What the task requires: Restate the data below word for word. Skip any images it contains.

Information provided:
--
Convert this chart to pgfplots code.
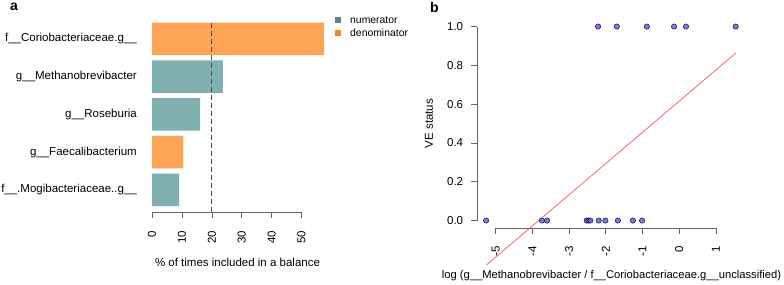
\documentclass[border=0pt]{standalone}
\usepackage{pgfplots}
\pgfplotsset{compat=1.18}
\usepackage{fontspec}
\setmainfont{Liberation Sans}
\definecolor{barteal}{RGB}{127,175,175}
\definecolor{barorange}{RGB}{253,164,85}
\definecolor{legteal}{RGB}{78,138,138}
\definecolor{legorange}{RGB}{246,132,42}
\definecolor{ptblue}{RGB}{95,95,240}
\definecolor{fitred}{RGB}{240,105,105}
\definecolor{axgray}{RGB}{100,100,100}
\pgfplotsset{
  rstyle/.style={
    scale only axis, clip=false,
    axis x line*=bottom, axis y line*=left,
    tick align=outside, major tick length=6pt,
    every tick/.style={draw=axgray, line width=0.6pt},
    /pgf/number format/assume math mode=true,
    tick label style={font=\fontsize{11.5}{13}\selectfont},
    label style={font=\fontsize{11.5}{13}\selectfont},
  }
}
\begin{document}
\begin{tikzpicture}[x=1pt,y=1pt]
\useasboundingbox (0,0) rectangle (784,284);
% ---------------- panel a ----------------
\begin{axis}[rstyle,
  at={(152pt,72pt)}, anchor=south west,
  width=149.5pt, height=189.3pt,
  xmin=0, xmax=50, ymin=0.415, ymax=5.43,
  y axis line style={draw=none},
  x axis line style={draw=axgray, line width=0.6pt},
  ytick style={draw=none},
  xtick={0,10,20,30,40,50},
  ytick={1,2,3,4,5},
  yticklabels={f\_\_.Mogibacteriaceae..g\_\_, g\_\_Faecalibacterium, g\_\_Roseburia, g\_\_Methanobrevibacter, f\_\_Coriobacteriaceae.g\_\_},
  yticklabel style={anchor=east, inner sep=0pt, xshift=-9pt},
  xticklabel style={yshift=-12.7pt, rotate=90, anchor=east, inner sep=0pt},
  xlabel={\% of times included in a balance},
  xlabel style={at={(axis description cs:0.572,0)}, anchor=center, yshift=-50pt},
]
\addplot[xbar, bar width=32.4pt, bar shift=0pt, fill=barteal, draw=none] coordinates {(23.7,4) (16.1,3) (9.1,1)};
\addplot[xbar, bar width=32.4pt, bar shift=0pt, fill=barorange, draw=none] coordinates {(57.6,5) (10.5,2)};
\addplot[no marks, dash pattern=on 5pt off 3pt, draw=black!70, line width=0.7pt] coordinates {(20,0.415) (20,5.43)};
\end{axis}
% legend
\fill[legteal] (335,261) rectangle (341,267);
\fill[legorange] (335,248) rectangle (341,254);
\node[anchor=west, inner sep=0pt, font=\fontsize{10.4}{12}\selectfont] at (350,264) {numerator};
\node[anchor=west, inner sep=0pt, font=\fontsize{10.4}{12}\selectfont] at (350,251) {denominator};
\node[font=\bfseries\fontsize{14}{16}\selectfont, inner sep=0pt] at (14,277) {a};
% ---------------- panel b ----------------
\begin{axis}[rstyle,
  at={(477.3pt,55.7pt)}, anchor=south west,
  width=268.3pt, height=209.5pt,
  xmin=-5.5, xmax=1.81, ymin=-0.04, ymax=1.04,
  axis line style={draw=none},
  xtick={-5,-4,-3,-2,-1,0,1},
  ytick={0,0.2,0.4,0.6,0.8,1},
  yticklabel style={anchor=east, inner sep=0pt, xshift=-8pt, /pgf/number format/.cd, fixed, fixed zerofill, precision=1},
  xticklabel style={yshift=-12pt, rotate=90, anchor=east, inner sep=0pt},
  xlabel={log (g\_\_Methanobrevibacter / f\_\_Coriobacteriaceae.g\_\_unclassified)},
  xlabel style={at={(axis description cs:0.5,0)}, anchor=center, yshift=-47.7pt, font=\fontsize{11.2}{13}\selectfont},
  ylabel={VE status},
  ylabel style={at={(axis description cs:-0.18,0.5)}, anchor=center},
]
\draw[axgray, line width=0.6pt] (axis cs:-5,-0.04) -- (axis cs:1,-0.04);
\draw[axgray, line width=0.6pt] (axis cs:-5.5,0) -- (axis cs:-5.5,1);
\addplot[only marks, mark=*, mark size=2.7pt, mark options={draw=none, fill=ptblue, fill opacity=0.85}] coordinates {
  (-2.21,1) (-1.70,1) (-0.88,1) (-0.14,1) (0.185,1) (1.54,1)
  (-5.26,0) (-3.74,0) (-3.60,0) (-2.52,0) (-2.47,0) (-2.42,0) (-2.19,0) (-2.01,0) (-1.67,0) (-1.26,0) (-1.01,0)
};
\addplot[no marks, draw=fitred, line width=0.8pt] coordinates {(-5.245,-0.228) (1.54,0.863)};
\end{axis}
\node[font=\bfseries\fontsize{14}{16}\selectfont, inner sep=0pt] at (434.5,277) {b};
\end{tikzpicture}
\end{document}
--
Problem solution:
Convert this chart to pgfplots code.
\documentclass[border=0pt]{standalone}
\usepackage{pgfplots}
\pgfplotsset{compat=1.18}
\usepackage{fontspec}
\setmainfont{Liberation Sans}
\definecolor{barteal}{RGB}{127,175,175}
\definecolor{barorange}{RGB}{253,164,85}
\definecolor{legteal}{RGB}{78,138,138}
\definecolor{legorange}{RGB}{246,132,42}
\definecolor{ptblue}{RGB}{95,95,240}
\definecolor{fitred}{RGB}{240,105,105}
\definecolor{axgray}{RGB}{100,100,100}
\pgfplotsset{
  rstyle/.style={
    scale only axis, clip=false,
    axis x line*=bottom, axis y line*=left,
    tick align=outside, major tick length=6pt,
    every tick/.style={draw=axgray, line width=0.6pt},
    /pgf/number format/assume math mode=true,
    tick label style={font=\fontsize{11.5}{13}\selectfont},
    label style={font=\fontsize{11.5}{13}\selectfont},
  }
}
\begin{document}
\begin{tikzpicture}[x=1pt,y=1pt]
\useasboundingbox (0,0) rectangle (784,284);
% ---------------- panel a ----------------
\begin{axis}[rstyle,
  at={(152pt,72pt)}, anchor=south west,
  width=149.5pt, height=189.3pt,
  xmin=0, xmax=50, ymin=0.415, ymax=5.43,
  y axis line style={draw=none},
  x axis line style={draw=axgray, line width=0.6pt},
  ytick style={draw=none},
  xtick={0,10,20,30,40,50},
  ytick={1,2,3,4,5},
  yticklabels={f\_\_.Mogibacteriaceae..g\_\_, g\_\_Faecalibacterium, g\_\_Roseburia, g\_\_Methanobrevibacter, f\_\_Coriobacteriaceae.g\_\_},
  yticklabel style={anchor=east, inner sep=0pt, xshift=-9pt},
  xticklabel style={yshift=-12.7pt, rotate=90, anchor=east, inner sep=0pt},
  xlabel={\% of times included in a balance},
  xlabel style={at={(axis description cs:0.572,0)}, anchor=center, yshift=-50pt},
]
\addplot[xbar, bar width=32.4pt, bar shift=0pt, fill=barteal, draw=none] coordinates {(23.7,4) (16.1,3) (9.1,1)};
\addplot[xbar, bar width=32.4pt, bar shift=0pt, fill=barorange, draw=none] coordinates {(57.6,5) (10.5,2)};
\addplot[no marks, dash pattern=on 5pt off 3pt, draw=black!70, line width=0.7pt] coordinates {(20,0.415) (20,5.43)};
\end{axis}
% legend
\fill[legteal] (335,261) rectangle (341,267);
\fill[legorange] (335,248) rectangle (341,254);
\node[anchor=west, inner sep=0pt, font=\fontsize{10.4}{12}\selectfont] at (350,264) {numerator};
\node[anchor=west, inner sep=0pt, font=\fontsize{10.4}{12}\selectfont] at (350,251) {denominator};
\node[font=\bfseries\fontsize{14}{16}\selectfont, inner sep=0pt] at (14,277) {a};
% ---------------- panel b ----------------
\begin{axis}[rstyle,
  at={(477.3pt,55.7pt)}, anchor=south west,
  width=268.3pt, height=209.5pt,
  xmin=-5.5, xmax=1.81, ymin=-0.04, ymax=1.04,
  axis line style={draw=none},
  xtick={-5,-4,-3,-2,-1,0,1},
  ytick={0,0.2,0.4,0.6,0.8,1},
  yticklabel style={anchor=east, inner sep=0pt, xshift=-8pt, /pgf/number format/.cd, fixed, fixed zerofill, precision=1},
  xticklabel style={yshift=-12pt, rotate=90, anchor=east, inner sep=0pt},
  xlabel={log (g\_\_Methanobrevibacter / f\_\_Coriobacteriaceae.g\_\_unclassified)},
  xlabel style={at={(axis description cs:0.5,0)}, anchor=center, yshift=-47.7pt, font=\fontsize{11.2}{13}\selectfont},
  ylabel={VE status},
  ylabel style={at={(axis description cs:-0.18,0.5)}, anchor=center},
]
\draw[axgray, line width=0.6pt] (axis cs:-5,-0.04) -- (axis cs:1,-0.04);
\draw[axgray, line width=0.6pt] (axis cs:-5.5,0) -- (axis cs:-5.5,1);
\addplot[only marks, mark=*, mark size=2.7pt, mark options={draw=none, fill=ptblue, fill opacity=0.85}] coordinates {
  (-2.21,1) (-1.70,1) (-0.88,1) (-0.14,1) (0.185,1) (1.54,1)
  (-5.26,0) (-3.74,0) (-3.60,0) (-2.52,0) (-2.47,0) (-2.42,0) (-2.19,0) (-2.01,0) (-1.67,0) (-1.26,0) (-1.01,0)
};
\addplot[no marks, draw=fitred, line width=0.8pt] coordinates {(-5.245,-0.228) (1.54,0.863)};
\end{axis}
\node[font=\bfseries\fontsize{14}{16}\selectfont, inner sep=0pt] at (434.5,277) {b};
\end{tikzpicture}
\end{document}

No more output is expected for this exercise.